George Harrison and Paul McCartney were the first members of The Beatles to meet. They grew close in their adolescence and would go on to become founding members of one of the biggest bands in the world. Their time in the band was not beneficial to their relationship, though. Harrison and McCartney bickered often about music. McCartney recalled the struggle they faced while working on “Hey Jude” when Harrison made it clear he didn’t like the direction McCartney was taking the song.

Paul McCartney said George Harrison argued with him about ‘Hey Jude’
By the late 1960s, Harrison felt McCartney was overly domineering. When McCartney gave Harrison instructions, their interactions often devolved into arguments.

“If I made a suggestion and it was something that, say, George didn’t want to do, it could develop quite quickly into a mini-argument,” McCartney said in The Beatles Anthology. “In fact, George walked out of the group. I’m not sure of the exact reason, but I think that they thought I was being too domineering.”This happened while they were recording “Hey Jude.” McCartney did not like Harrison’s additions to the song and instructed him to stop.

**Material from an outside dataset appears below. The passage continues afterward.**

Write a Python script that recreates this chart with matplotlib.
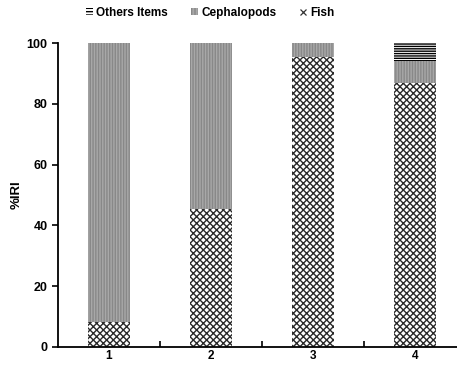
import matplotlib
matplotlib.use('Agg')
import matplotlib.pyplot as plt
from matplotlib.patches import Patch
from matplotlib.lines import Line2D

groups = ['1', '2', '3', '4']
fish = [8, 45.5, 95.5, 87]
cephalopods = [92, 54.5, 4.5, 7]
others = [0, 0, 0, 6]

plt.rcParams['font.family'] = 'Liberation Sans'
plt.rcParams['font.weight'] = 'bold'
plt.rcParams['hatch.linewidth'] = 1.0

fig = plt.figure(figsize=(4.57, 3.65), dpi=100)
ax = fig.add_axes([0.127, 0.05, 0.873, 0.832])

x = range(1, len(groups) + 1)
w = 0.41
ax.bar(x, fish, w, color='white', edgecolor='#2a2a2a', hatch='xxxxx', linewidth=0)
ax.bar(x, cephalopods, w, bottom=fish, color='#a8a8a8', edgecolor='#888888',
       hatch='||||||', linewidth=0)
bot2 = [f + c for f, c in zip(fish, cephalopods)]
ax.bar(x, others, w, bottom=bot2, color='white', edgecolor='black',
       hatch='-------', linewidth=0)

ax.set_xlim(0.5, 4.41)
ax.set_ylim(0, 100)
ax.set_yticks([0, 20, 40, 60, 80, 100])
ax.set_xticks([1.5, 2.5, 3.5])
ax.set_xticklabels([])
ax.set_xticks(list(x), minor=True)
ax.set_xticklabels(groups, minor=True)
ax.tick_params(axis='x', which='minor', length=0, labelsize=8.5, pad=2)
ax.tick_params(axis='x', which='major', length=4, direction='in', width=1.2)
ax.tick_params(axis='y', length=4, width=1.2, labelsize=9)
ax.set_ylabel('%IRI', fontsize=9.5, fontweight='bold', labelpad=3)
for s in ['top', 'right']:
    ax.spines[s].set_visible(False)
for s in ['left', 'bottom']:
    ax.spines[s].set_linewidth(1.3)

handles = [
    Patch(facecolor='white', edgecolor='black', hatch='-----', linewidth=0),
    Patch(facecolor='#a8a8a8', edgecolor='#888888', hatch='|||||', linewidth=0),
    Line2D([], [], linestyle='none', marker='x', markersize=4.5,
           markeredgewidth=0.9, color='#333333'),
]
fig.legend(handles, ['Others Items', 'Cephalopods', 'Fish'], loc='upper left',
           bbox_to_anchor=(0.165, 1.01), ncol=3, frameon=False, fontsize=8.5,
           handlelength=0.55, handleheight=0.55, handletextpad=0.3, columnspacing=2.0)

fig.savefig('out.png', dpi=100)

“On ‘Hey Jude,’ when we first sat down and I sant ‘Hey Jude …’ George went nanu nanu on his guitar,” McCartney explained. “I continued, ‘Don’t make it bad …’ and he replied nanu nanu. He was answering every line — and I said, ‘Whoa! Wait a minute now. I don’t think we want that. Maybe you’d come in with answering lines later. For now I think I should starting it simply first.’”

Harrison didn’t argue with McCartney about this, but it was clear he didn’t agree with McCartney’s vision.

“He was going, ‘OK, yeah. OK, fine, fine.’ But it was getting a bit like that,” McCartney said. “He wasn’t into what I was saying.”

Paul McCartney and George Harrison often disagreed
McCartney and Harrison were often at odds while recording The Beatles’ final albums. Harrison wanted more of a say over the band’s music, and McCartney did not want to give up the control he and John Lennon had.

“With Paul, it was taken to the most ridiculous situations, where I’d open my guitar case and go get my guitar out and he’s say, ‘No, no, we’re not doing that yet. We’re gonna do a piano track with Ringo, and then we’ll do that later,’” Harrison said. “It got so there was very little to do, other than sit round and hear him going, ‘Fixing a hole …’ with Ringo keeping the time.”
The tension between them grew so great while recording Let It Be that Harrison temporarily left The Beatles.

The guitarist said he wouldn’t work with McCartney again
In the years after The Beatles broke up, Harrison and McCartney grew friendly again. Still, Harrison didn’t think he would ever work on music with McCartney again.
“To tell the truth, I’d join a band with John Lennon any day, but I couldn’t join a band with Paul McCartney, but it’s nothing personal,” he said, per the book George Harrison on George Harrison: Interviews and Encounters. “It’s just from a musical point of view.”

Harrison thought that Lennon was controlling as well, but he never clashed with him in the way he did with McCartney.